Brief:
What you return should match every record exactly, with the images removed.

Collected data entries:
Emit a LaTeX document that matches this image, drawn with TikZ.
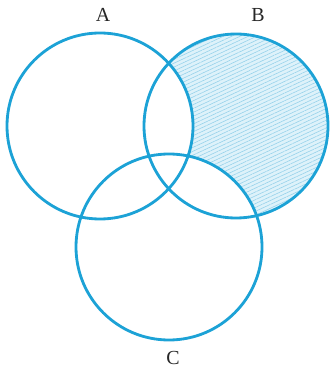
\documentclass[tikz,border=0pt]{standalone}
\usepackage{fontspec}
\setmainfont{Liberation Serif}
\usepackage{xcolor}
\usepackage{tikz}
\usetikzlibrary{patterns.meta}

\definecolor{vennblue}{RGB}{28,162,214}
\definecolor{hatchblue}{RGB}{150,210,235}
\definecolor{paleblue}{RGB}{222,242,250}

\tikzset{
   setline/.style={vennblue,line width=2.4pt},
   setlabel/.style={font=\fontsize{17}{20}\selectfont,text=black!85}
}

\begin{document}
\begin{tikzpicture}[x=0.03cm,y=-0.03cm]
   \useasboundingbox (0,0) rectangle (333,377);

   % Shaded part of B
   \fill[paleblue,postaction={pattern={Lines[angle=25,distance=3pt,line width=0.5pt]},pattern color=hatchblue}]
      (236,126) circle[radius=92];
   \fill[white] (100,126) circle[radius=93];
   \fill[white] (169,247) circle[radius=93];

   % Circles
   \draw[setline] (100,126) circle[radius=93];
   \draw[setline] (236,126) circle[radius=92];
   \draw[setline] (169,247) circle[radius=93];

   % Labels
   \node[setlabel] (labA) at (103,15) {A};
   \node[setlabel] (labB) at (258,15) {B};
   \node[setlabel] (labC) at (173,358) {C};
\end{tikzpicture}
\end{document}
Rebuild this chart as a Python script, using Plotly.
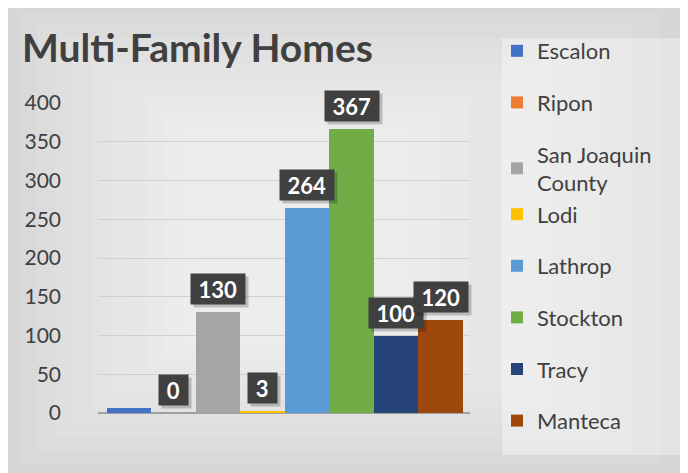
import plotly.graph_objects as go

TITLE = "Multi-Family Homes"

places = ["Escalon", "Ripon", "San Joaquin<br>County", "Lodi", "Lathrop", "Stockton", "Tracy", "Manteca"]
homes = [6, 0, 130, 3, 264, 367, 100, 120]
shown_labels = ["", "0", "130", "3", "264", "367", "100", "120"]
colors = ["#4472C4", "#ED7D31", "#A5A5A5", "#FFC000", "#5B9BD5", "#70AD47", "#264478", "#9E480E"]
legend_groups = ["a", "b", "c", "c", "d", "e", "f", "g"]
y_ticks = [0, 50, 100, 150, 200, 250, 300, 350, 400]

TEXT = "#404040"
FONT = "Lato, 'Open Sans', sans-serif"

# plot area in page pixels (page body adds an 8px offset)
L, R, T, B = 90, 462, 95, 405


def px(x):
    return (x - L) / (R - L)


def py(y):
    return (B - y) / (B - T)


fig = go.Figure()
for i, (name, val, col, grp) in enumerate(zip(places, homes, colors, legend_groups)):
    fig.add_trace(go.Bar(x=[i], y=[val], name=name, width=1, marker_color=col,
                         marker_line_width=0, legendgroup=grp))

# data label boxes with a soft shadow
for i, (val, lab) in enumerate(zip(homes, shown_labels)):
    if not lab:
        continue
    w = 8 + 12.5 * len(lab)
    for shadow in (True, False):
        fig.add_annotation(
            x=i, y=val, xref="x", yref="y", text=f"<b>{lab}</b>", showarrow=False,
            yanchor="bottom", yshift=7 - (3 if shadow else 0), xshift=(3 if shadow else 0),
            width=w, height=22,
            font=dict(family=FONT, size=22, color="rgba(0,0,0,0)" if shadow else "white"),
            bgcolor="rgba(0,0,0,0.2)" if shadow else "#404040", borderpad=4,
        )

# background gradient, lighter toward the middle of the chart
shapes = []
steps = 12
for k in range(steps):
    f = k / steps
    shapes.append(dict(type="rect", xref="paper", yref="paper", layer="below",
                       x0=px(-8 + 220 * f), x1=px(680 - 330 * f),
                       y0=py(470 - 160 * f), y1=py(-8 + 150 * f),
                       line_width=0, fillcolor="rgba(255,255,255,0.09)"))
# legend panel
shapes.append(dict(type="rect", xref="paper", yref="paper", layer="below",
                   x0=px(494), x1=px(672), y0=py(447), y1=py(30),
                   line_width=0, fillcolor="rgba(255,255,255,0.35)"))

fig.update_layout(
    width=688, height=473,
    margin=dict(l=L, r=688 - R, t=T, b=473 - B),
    paper_bgcolor="#d2d2d2", plot_bgcolor="rgba(0,0,0,0)",
    font=dict(family=FONT, color=TEXT),
    title=dict(text=TITLE, x=14 / 688, xanchor="left", y=1 - 40 / 473, yanchor="middle",
               font=dict(family=FONT, size=39, color=TEXT, weight=700)),
    shapes=shapes,
    showlegend=True,
    legend=dict(x=px(489), xanchor="left", y=py(22), yanchor="top",
                bgcolor="rgba(0,0,0,0)", font=dict(size=22, color=TEXT),
                traceorder="grouped", tracegroupgap=20, itemwidth=30, maxheight=460),
    bargap=0,
)
fig.update_xaxes(range=[-0.7, 7.66], showticklabels=False, showgrid=False, zeroline=False,
                 fixedrange=True)
fig.update_yaxes(range=[0, 400], tickvals=y_ticks, showgrid=True, gridcolor="#d0d0d0",
                 gridwidth=1, zeroline=True, zerolinecolor="#a0a0a0", zerolinewidth=2,
                 tickfont=dict(size=21, color=TEXT), ticklabelstandoff=36, fixedrange=True)

fig.write_html("out.html")
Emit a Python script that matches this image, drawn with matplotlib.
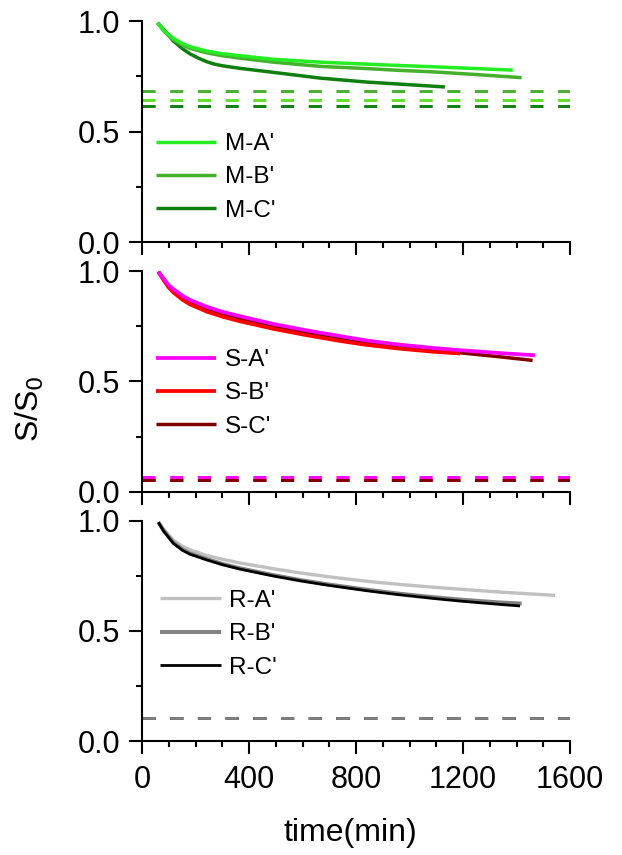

Solved exercise:
Emit a LaTeX document that matches this image, drawn with TikZ.
\documentclass[tikz,border=0pt]{standalone}
\usepackage{fontspec}
\setmainfont{Liberation Serif}
\usepackage{xcolor}
\usepackage{tikz}
\usetikzlibrary{patterns.meta}

\definecolor{vennblue}{RGB}{28,162,214}
\definecolor{hatchblue}{RGB}{150,210,235}
\definecolor{paleblue}{RGB}{222,242,250}

\tikzset{
   setline/.style={vennblue,line width=2.4pt},
   setlabel/.style={font=\fontsize{17}{20}\selectfont,text=black!85}
}

\begin{document}
\begin{tikzpicture}[x=0.03cm,y=-0.03cm]
   \useasboundingbox (0,0) rectangle (333,377);

   % Shaded part of B
   \fill[paleblue,postaction={pattern={Lines[angle=25,distance=3pt,line width=0.5pt]},pattern color=hatchblue}]
      (236,126) circle[radius=92];
   \fill[white] (100,126) circle[radius=93];
   \fill[white] (169,247) circle[radius=93];

   % Circles
   \draw[setline] (100,126) circle[radius=93];
   \draw[setline] (236,126) circle[radius=92];
   \draw[setline] (169,247) circle[radius=93];

   % Labels
   \node[setlabel] (labA) at (103,15) {A};
   \node[setlabel] (labB) at (258,15) {B};
   \node[setlabel] (labC) at (173,358) {C};
\end{tikzpicture}
\end{document}
Rebuild this chart as a Python script, using Plotly.
import plotly.graph_objects as go

TITLE = "Multi-Family Homes"

places = ["Escalon", "Ripon", "San Joaquin<br>County", "Lodi", "Lathrop", "Stockton", "Tracy", "Manteca"]
homes = [6, 0, 130, 3, 264, 367, 100, 120]
shown_labels = ["", "0", "130", "3", "264", "367", "100", "120"]
colors = ["#4472C4", "#ED7D31", "#A5A5A5", "#FFC000", "#5B9BD5", "#70AD47", "#264478", "#9E480E"]
legend_groups = ["a", "b", "c", "c", "d", "e", "f", "g"]
y_ticks = [0, 50, 100, 150, 200, 250, 300, 350, 400]

TEXT = "#404040"
FONT = "Lato, 'Open Sans', sans-serif"

# plot area in page pixels (page body adds an 8px offset)
L, R, T, B = 90, 462, 95, 405


def px(x):
    return (x - L) / (R - L)


def py(y):
    return (B - y) / (B - T)


fig = go.Figure()
for i, (name, val, col, grp) in enumerate(zip(places, homes, colors, legend_groups)):
    fig.add_trace(go.Bar(x=[i], y=[val], name=name, width=1, marker_color=col,
                         marker_line_width=0, legendgroup=grp))

# data label boxes with a soft shadow
for i, (val, lab) in enumerate(zip(homes, shown_labels)):
    if not lab:
        continue
    w = 8 + 12.5 * len(lab)
    for shadow in (True, False):
        fig.add_annotation(
            x=i, y=val, xref="x", yref="y", text=f"<b>{lab}</b>", showarrow=False,
            yanchor="bottom", yshift=7 - (3 if shadow else 0), xshift=(3 if shadow else 0),
            width=w, height=22,
            font=dict(family=FONT, size=22, color="rgba(0,0,0,0)" if shadow else "white"),
            bgcolor="rgba(0,0,0,0.2)" if shadow else "#404040", borderpad=4,
        )

# background gradient, lighter toward the middle of the chart
shapes = []
steps = 12
for k in range(steps):
    f = k / steps
    shapes.append(dict(type="rect", xref="paper", yref="paper", layer="below",
                       x0=px(-8 + 220 * f), x1=px(680 - 330 * f),
                       y0=py(470 - 160 * f), y1=py(-8 + 150 * f),
                       line_width=0, fillcolor="rgba(255,255,255,0.09)"))
# legend panel
shapes.append(dict(type="rect", xref="paper", yref="paper", layer="below",
                   x0=px(494), x1=px(672), y0=py(447), y1=py(30),
                   line_width=0, fillcolor="rgba(255,255,255,0.35)"))

fig.update_layout(
    width=688, height=473,
    margin=dict(l=L, r=688 - R, t=T, b=473 - B),
    paper_bgcolor="#d2d2d2", plot_bgcolor="rgba(0,0,0,0)",
    font=dict(family=FONT, color=TEXT),
    title=dict(text=TITLE, x=14 / 688, xanchor="left", y=1 - 40 / 473, yanchor="middle",
               font=dict(family=FONT, size=39, color=TEXT, weight=700)),
    shapes=shapes,
    showlegend=True,
    legend=dict(x=px(489), xanchor="left", y=py(22), yanchor="top",
                bgcolor="rgba(0,0,0,0)", font=dict(size=22, color=TEXT),
                traceorder="grouped", tracegroupgap=20, itemwidth=30, maxheight=460),
    bargap=0,
)
fig.update_xaxes(range=[-0.7, 7.66], showticklabels=False, showgrid=False, zeroline=False,
                 fixedrange=True)
fig.update_yaxes(range=[0, 400], tickvals=y_ticks, showgrid=True, gridcolor="#d0d0d0",
                 gridwidth=1, zeroline=True, zerolinecolor="#a0a0a0", zerolinewidth=2,
                 tickfont=dict(size=21, color=TEXT), ticklabelstandoff=36, fixedrange=True)

fig.write_html("out.html")
Emit a Python script that matches this image, drawn with matplotlib.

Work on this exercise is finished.